Разрыв между переживанием и осознанием этого переживания означает, во-первых, онтологическое обоснование возможности и правомерности дополнительной и, что важнее, внешней интерпретации происходящего. Если уже сам по себе рефлектирующий индивид не тождествен себе как переживающему, то почему этим рефлектирующим не может быть внешний наблюдатель? Ведь даже по отношению к самому себе как переживающему, а точнее, пережившему, – рефлектирующий индивид является в определенной мере внешним. Конечно, определенное тождество (внутреннее) сохраняется, однако почему бы не допустить такой шаг со стороны внешнего наблюдателя? Таким образом, временной разрыв, пусть даже самый минимальный, становится основанием для легитимации позиции внешнего наблюдателя. Если индивид осмысляет самого себя, то возникает ситуация внутреннего раскола: с одной стороны, он представляется себе неким объектом, требующим интерпретации, с другой стороны, он сам как интерпретирующий, осмысляющий, является для самого себя как прошедшего уже неким внутренним внешним наблюдателем. Тогда и действительно внешний наблюдатель представляется вполне оправданным и даже необходимым. В каком-то смысле Блох выстраивает параллельную Фрейду линию рассуждений только там бессознательное предстает как «черный ящик», а здесь проживание выражается через «темноту проживаемого мгновения».
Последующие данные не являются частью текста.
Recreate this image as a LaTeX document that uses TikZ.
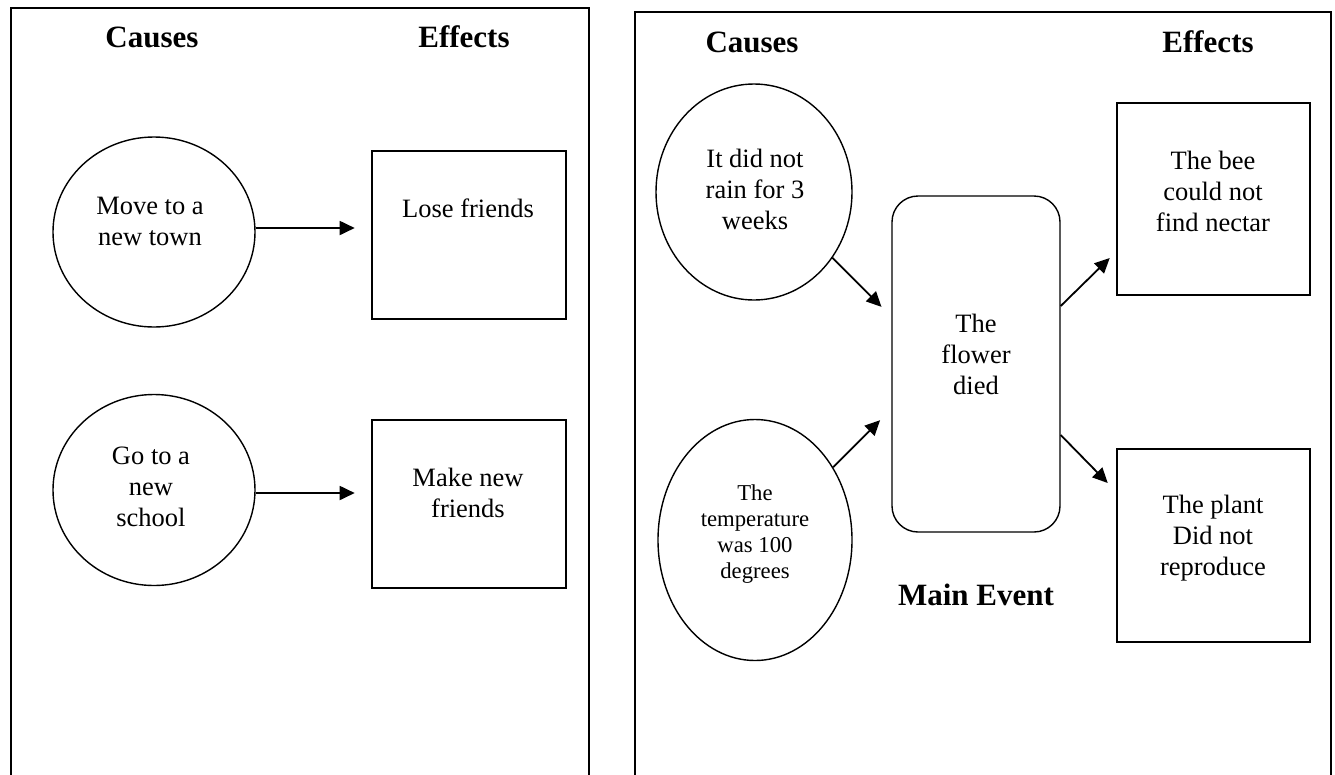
\documentclass[tikz,border=0pt]{standalone}
\usepackage{fontspec}
\setmainfont{Liberation Serif}
\usetikzlibrary{arrows.meta,shapes.geometric}
\begin{document}
\begin{tikzpicture}[x=1pt,y=-1pt,
  frameline/.style={line width=1.8pt},
  shapeline/.style={draw,line width=1.4pt,inner sep=0pt},
  causeshape/.style={shapeline,ellipse},
  effectbox/.style={shapeline,rectangle},
  mainbox/.style={shapeline,rectangle,rounded corners=26pt},
  bodytext/.style={align=center,inner sep=0pt,font=\fontsize{26.5}{31}\selectfont},
  smalltext/.style={align=center,inner sep=0pt,font=\fontsize{22.7}{26}\selectfont},
  headtext/.style={inner sep=0pt,font=\fontsize{31}{36}\selectfont\bfseries},
  arrowline/.style={line width=1.8pt,-{Triangle[length=15pt,width=14pt]}}
]
\useasboundingbox (0,0) rectangle (1335,774);
\fill[white] (0,0) rectangle (1335,774);
% frames
\draw[frameline] (11,776) -- (11,8) -- (589,8) -- (589,776);
\draw[frameline] (635,776) -- (635,12) -- (1331,12) -- (1331,776);

% ---------- left panel ----------
\node[headtext] (lcauses) at (152,37) {Causes};
\node[headtext] (leffects) at (464,37) {Effects};

\node[causeshape,minimum width=202pt,minimum height=190pt] (c1) at (154,232) {};
\node[bodytext] (c1t) at (150,221) {Move to a\\new town};
\node[effectbox,minimum width=194pt,minimum height=168pt] (b1) at (469,235) {};
\node[bodytext] (b1t) at (468,208) {Lose friends};
\draw[arrowline] ([yshift=4pt]c1.east) -- +(99,0);

\node[causeshape,minimum width=202pt,minimum height=191pt] (c2) at (154,490) {};
\node[bodytext] (c2t) at (151,487) {Go to a\\new\\school};
\node[effectbox,minimum width=194pt,minimum height=168pt] (b2) at (469,504) {};
\node[bodytext] (b2t) at (468,493) {Make new\\friends};
\draw[arrowline] ([yshift=-3pt]c2.east) -- +(99,0);

% ---------- right panel ----------
\node[headtext] (rcauses) at (752,42) {Causes};
\node[headtext] (reffects) at (1208,42) {Effects};

\node[causeshape,minimum width=196pt,minimum height=216pt] (e1) at (754,192) {};
\node[bodytext] (e1t) at (755,189) {It did not\\rain for 3\\weeks};

\node[causeshape,minimum width=194pt,minimum height=241pt] (e2) at (755,540) {};
\node[smalltext] (e2t) at (755,534) {The\\temperature\\was 100\\degrees};

\node[mainbox,minimum width=168pt,minimum height=336pt] (m) at (976,364) {};
\node[bodytext] (mt) at (976,354) {The\\flower\\died};
\node[headtext] (mainev) at (976,595) {Main Event};

\node[effectbox,minimum width=193pt,minimum height=192pt] (f1) at (1213.5,199) {};
\node[bodytext] (f1t) at (1213,191) {The bee\\could not\\find nectar};

\node[effectbox,minimum width=193pt,minimum height=193pt] (f2) at (1213.5,545.5) {};
\node[bodytext] (f2t) at (1213,538) {The plant\\Did not\\reproduce};

\draw[arrowline] (e1.-40) -- +(49,49);
\draw[arrowline] (e2.43) -- +(47,-47);
\draw[arrowline] ([yshift=58pt]m.east) -- +(49,-48);
\draw[arrowline] ([yshift=-71pt]m.east) -- +(47,48);
\end{tikzpicture}
\end{document}
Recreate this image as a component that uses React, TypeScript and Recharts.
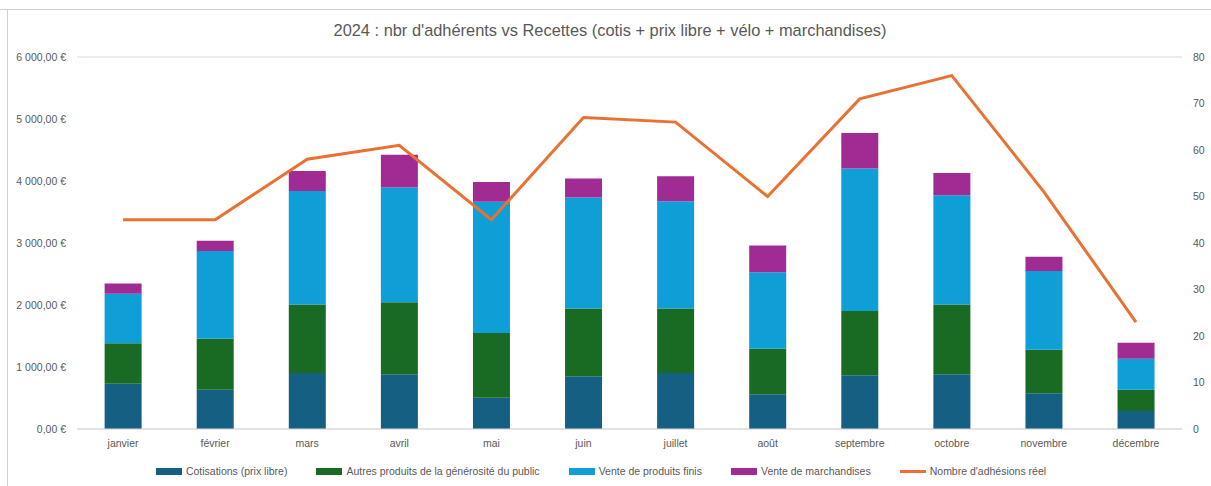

Тогда, кроме всего прочего, получает онтологическое, а не только гносеологическое, обоснование тезис традиционной филологической герменевтики о том, что можно лучше понять автора, чем последний сам себя может понять. В результате происходит обновление герменевтики путем ее онтологизации, отличающейся при этом от версий Хайдеггера и Гадамера.